The request ▸ Take the lines from the one bearing "Generate a Python" to the one bearing "plt.rcParams['font.family'] = ['Lato', 'DejaVu", inclusive, and reproduce them exactly; include no other line.

── Record set ──

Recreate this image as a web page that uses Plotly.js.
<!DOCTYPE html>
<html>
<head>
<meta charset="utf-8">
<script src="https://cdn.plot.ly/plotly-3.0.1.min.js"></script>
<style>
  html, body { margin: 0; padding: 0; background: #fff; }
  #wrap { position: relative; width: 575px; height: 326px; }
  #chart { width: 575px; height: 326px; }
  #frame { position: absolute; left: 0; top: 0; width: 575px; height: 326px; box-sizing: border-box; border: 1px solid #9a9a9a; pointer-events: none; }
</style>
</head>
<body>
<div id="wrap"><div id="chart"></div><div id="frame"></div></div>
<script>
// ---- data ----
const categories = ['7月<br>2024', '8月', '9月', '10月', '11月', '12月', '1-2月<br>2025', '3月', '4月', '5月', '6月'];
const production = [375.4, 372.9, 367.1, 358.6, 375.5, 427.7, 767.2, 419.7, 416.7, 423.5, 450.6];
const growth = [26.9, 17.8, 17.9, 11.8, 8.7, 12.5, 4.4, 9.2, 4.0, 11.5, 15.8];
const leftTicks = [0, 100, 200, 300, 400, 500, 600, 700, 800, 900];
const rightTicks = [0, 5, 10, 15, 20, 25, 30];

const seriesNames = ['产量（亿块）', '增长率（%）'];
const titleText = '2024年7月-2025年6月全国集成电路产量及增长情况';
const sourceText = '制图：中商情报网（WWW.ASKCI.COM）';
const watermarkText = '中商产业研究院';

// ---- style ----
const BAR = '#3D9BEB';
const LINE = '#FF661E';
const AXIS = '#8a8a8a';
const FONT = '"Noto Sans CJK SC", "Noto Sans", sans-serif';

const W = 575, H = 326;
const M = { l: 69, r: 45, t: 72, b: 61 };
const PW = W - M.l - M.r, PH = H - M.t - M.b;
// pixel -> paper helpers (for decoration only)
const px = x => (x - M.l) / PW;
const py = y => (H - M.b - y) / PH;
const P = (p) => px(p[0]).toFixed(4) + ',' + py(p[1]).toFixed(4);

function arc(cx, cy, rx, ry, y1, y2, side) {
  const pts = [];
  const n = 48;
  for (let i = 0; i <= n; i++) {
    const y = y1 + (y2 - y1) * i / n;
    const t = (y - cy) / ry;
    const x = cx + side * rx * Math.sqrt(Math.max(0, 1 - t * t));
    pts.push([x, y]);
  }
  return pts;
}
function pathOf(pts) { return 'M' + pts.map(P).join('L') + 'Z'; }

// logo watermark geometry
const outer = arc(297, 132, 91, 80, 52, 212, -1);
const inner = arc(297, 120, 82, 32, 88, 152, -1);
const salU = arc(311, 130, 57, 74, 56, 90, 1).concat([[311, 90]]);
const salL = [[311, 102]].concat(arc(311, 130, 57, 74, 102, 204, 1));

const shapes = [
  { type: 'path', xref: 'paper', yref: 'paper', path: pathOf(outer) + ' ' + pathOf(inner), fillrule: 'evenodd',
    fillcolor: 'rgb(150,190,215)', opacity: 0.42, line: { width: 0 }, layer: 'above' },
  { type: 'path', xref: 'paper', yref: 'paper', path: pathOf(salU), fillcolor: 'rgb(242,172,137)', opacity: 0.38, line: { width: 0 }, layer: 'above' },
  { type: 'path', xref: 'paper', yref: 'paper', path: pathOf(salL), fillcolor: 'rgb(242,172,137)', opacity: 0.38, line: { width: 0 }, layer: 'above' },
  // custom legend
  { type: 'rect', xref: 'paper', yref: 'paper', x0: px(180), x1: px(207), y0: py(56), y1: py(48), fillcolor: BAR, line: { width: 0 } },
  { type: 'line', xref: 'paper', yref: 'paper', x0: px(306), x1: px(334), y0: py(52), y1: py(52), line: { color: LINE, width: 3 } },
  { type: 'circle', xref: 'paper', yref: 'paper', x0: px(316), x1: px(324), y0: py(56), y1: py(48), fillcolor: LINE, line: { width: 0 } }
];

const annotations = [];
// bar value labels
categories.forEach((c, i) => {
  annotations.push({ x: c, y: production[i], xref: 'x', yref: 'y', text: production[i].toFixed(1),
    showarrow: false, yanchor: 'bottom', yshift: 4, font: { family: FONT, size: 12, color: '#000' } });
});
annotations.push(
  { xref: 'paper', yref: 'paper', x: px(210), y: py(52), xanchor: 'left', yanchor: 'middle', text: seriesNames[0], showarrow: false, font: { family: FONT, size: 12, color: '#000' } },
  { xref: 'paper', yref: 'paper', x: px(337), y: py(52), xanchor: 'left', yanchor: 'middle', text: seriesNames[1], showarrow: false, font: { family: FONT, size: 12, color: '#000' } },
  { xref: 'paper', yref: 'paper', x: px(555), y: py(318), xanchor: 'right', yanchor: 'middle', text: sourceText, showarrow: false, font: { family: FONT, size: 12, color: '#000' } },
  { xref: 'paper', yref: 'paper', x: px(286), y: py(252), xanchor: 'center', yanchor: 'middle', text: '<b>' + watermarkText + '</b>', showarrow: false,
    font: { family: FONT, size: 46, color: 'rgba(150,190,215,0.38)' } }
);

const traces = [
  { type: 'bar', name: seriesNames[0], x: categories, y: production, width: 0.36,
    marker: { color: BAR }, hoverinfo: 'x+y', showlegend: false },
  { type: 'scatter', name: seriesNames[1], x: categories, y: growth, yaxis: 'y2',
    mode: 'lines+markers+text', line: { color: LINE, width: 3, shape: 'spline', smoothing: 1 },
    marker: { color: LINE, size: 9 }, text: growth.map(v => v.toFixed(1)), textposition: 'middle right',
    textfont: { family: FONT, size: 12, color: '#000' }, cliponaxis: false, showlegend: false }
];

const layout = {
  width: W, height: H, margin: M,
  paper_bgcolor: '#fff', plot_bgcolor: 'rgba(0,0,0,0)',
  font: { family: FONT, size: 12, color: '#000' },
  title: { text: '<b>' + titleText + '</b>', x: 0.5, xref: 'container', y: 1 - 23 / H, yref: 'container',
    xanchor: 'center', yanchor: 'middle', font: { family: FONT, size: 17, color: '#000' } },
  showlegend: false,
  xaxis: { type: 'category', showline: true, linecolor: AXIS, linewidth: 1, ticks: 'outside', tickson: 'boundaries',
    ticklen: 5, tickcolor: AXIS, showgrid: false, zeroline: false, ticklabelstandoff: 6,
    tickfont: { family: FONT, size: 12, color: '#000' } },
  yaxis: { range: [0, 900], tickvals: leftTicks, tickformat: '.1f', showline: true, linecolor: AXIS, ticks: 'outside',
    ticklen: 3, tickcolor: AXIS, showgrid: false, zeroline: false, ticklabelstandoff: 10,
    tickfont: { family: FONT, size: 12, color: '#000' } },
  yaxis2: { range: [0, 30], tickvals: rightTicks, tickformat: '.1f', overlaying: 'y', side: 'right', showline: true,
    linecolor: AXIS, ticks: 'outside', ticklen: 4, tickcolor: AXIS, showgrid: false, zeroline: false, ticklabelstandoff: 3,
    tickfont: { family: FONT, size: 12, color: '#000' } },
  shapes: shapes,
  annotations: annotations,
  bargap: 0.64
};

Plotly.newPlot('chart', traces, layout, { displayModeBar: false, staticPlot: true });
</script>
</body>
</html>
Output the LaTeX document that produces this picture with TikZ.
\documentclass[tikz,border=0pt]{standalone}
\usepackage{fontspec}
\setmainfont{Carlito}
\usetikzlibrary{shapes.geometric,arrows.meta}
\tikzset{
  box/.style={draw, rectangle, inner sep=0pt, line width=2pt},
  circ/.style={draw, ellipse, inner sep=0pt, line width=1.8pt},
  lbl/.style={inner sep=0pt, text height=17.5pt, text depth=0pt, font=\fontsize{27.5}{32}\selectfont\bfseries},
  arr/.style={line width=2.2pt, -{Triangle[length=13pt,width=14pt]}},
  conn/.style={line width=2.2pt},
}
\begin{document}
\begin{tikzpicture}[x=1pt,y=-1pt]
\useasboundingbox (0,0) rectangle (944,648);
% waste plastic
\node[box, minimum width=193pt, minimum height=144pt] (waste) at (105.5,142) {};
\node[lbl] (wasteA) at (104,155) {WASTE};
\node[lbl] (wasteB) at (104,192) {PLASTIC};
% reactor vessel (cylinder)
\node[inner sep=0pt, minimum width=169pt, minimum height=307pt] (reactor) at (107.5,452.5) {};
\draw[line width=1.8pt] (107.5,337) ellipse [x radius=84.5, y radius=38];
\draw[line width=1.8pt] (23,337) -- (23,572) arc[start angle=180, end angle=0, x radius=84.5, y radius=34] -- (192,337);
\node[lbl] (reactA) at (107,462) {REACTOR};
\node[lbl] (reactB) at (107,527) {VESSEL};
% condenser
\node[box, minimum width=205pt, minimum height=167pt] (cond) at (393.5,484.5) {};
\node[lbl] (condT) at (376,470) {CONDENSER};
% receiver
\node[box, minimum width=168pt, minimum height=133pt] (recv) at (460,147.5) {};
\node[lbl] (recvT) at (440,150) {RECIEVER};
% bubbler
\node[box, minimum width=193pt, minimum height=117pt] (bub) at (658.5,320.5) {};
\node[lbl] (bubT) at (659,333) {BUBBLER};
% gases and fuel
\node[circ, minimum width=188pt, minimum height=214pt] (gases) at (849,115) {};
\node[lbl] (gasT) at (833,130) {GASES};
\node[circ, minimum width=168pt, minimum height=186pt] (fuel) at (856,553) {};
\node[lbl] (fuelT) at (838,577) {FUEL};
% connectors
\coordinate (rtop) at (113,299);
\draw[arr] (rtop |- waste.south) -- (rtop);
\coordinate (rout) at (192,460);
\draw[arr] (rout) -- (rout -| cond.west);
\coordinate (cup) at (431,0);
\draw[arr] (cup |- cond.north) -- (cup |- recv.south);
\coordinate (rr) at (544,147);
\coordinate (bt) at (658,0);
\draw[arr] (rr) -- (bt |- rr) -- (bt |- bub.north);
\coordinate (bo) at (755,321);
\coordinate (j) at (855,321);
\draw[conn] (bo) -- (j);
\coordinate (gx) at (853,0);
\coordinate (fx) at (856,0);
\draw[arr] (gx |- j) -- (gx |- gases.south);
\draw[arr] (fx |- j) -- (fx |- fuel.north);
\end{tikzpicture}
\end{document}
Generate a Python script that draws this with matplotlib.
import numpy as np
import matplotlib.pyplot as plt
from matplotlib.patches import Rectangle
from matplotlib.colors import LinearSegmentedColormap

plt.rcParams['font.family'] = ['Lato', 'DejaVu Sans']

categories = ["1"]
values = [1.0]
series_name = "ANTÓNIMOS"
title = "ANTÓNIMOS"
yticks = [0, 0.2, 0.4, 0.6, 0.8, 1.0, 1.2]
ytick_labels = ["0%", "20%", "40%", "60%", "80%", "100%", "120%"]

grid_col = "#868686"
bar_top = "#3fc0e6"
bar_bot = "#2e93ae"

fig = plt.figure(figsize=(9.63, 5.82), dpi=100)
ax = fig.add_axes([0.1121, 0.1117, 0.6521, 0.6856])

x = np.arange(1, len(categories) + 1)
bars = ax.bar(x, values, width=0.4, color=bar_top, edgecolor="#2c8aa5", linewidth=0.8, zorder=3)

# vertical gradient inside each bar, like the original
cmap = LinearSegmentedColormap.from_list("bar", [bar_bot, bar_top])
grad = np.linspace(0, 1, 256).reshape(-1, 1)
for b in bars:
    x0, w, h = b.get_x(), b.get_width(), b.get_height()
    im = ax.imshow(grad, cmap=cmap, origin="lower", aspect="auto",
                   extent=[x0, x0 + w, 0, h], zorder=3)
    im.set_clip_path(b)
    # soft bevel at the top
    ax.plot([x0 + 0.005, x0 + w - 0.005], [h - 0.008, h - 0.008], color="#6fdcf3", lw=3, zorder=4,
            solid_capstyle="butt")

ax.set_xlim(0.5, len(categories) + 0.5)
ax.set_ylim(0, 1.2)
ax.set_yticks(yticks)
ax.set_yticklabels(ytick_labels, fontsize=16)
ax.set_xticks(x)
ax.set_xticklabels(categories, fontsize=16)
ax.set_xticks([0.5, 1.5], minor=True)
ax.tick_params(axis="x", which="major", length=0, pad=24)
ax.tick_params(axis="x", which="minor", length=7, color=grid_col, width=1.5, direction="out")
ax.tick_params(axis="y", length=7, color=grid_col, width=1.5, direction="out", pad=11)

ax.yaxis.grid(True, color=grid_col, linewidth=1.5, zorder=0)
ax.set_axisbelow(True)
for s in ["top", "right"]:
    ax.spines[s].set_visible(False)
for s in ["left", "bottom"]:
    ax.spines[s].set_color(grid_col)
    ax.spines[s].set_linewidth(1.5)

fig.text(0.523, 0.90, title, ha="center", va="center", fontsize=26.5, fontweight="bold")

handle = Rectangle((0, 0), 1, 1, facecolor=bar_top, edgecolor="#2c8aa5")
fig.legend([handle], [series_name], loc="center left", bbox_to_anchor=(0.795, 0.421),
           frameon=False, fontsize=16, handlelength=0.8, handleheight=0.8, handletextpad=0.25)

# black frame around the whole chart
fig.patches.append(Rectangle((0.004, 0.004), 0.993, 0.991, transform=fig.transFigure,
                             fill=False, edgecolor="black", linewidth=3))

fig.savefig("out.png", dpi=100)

───

Full answer ▸
Generate a Python script that draws this with matplotlib.
import numpy as np
import matplotlib.pyplot as plt
from matplotlib.patches import Rectangle
from matplotlib.colors import LinearSegmentedColormap

plt.rcParams['font.family'] = ['Lato', 'DejaVu Sans']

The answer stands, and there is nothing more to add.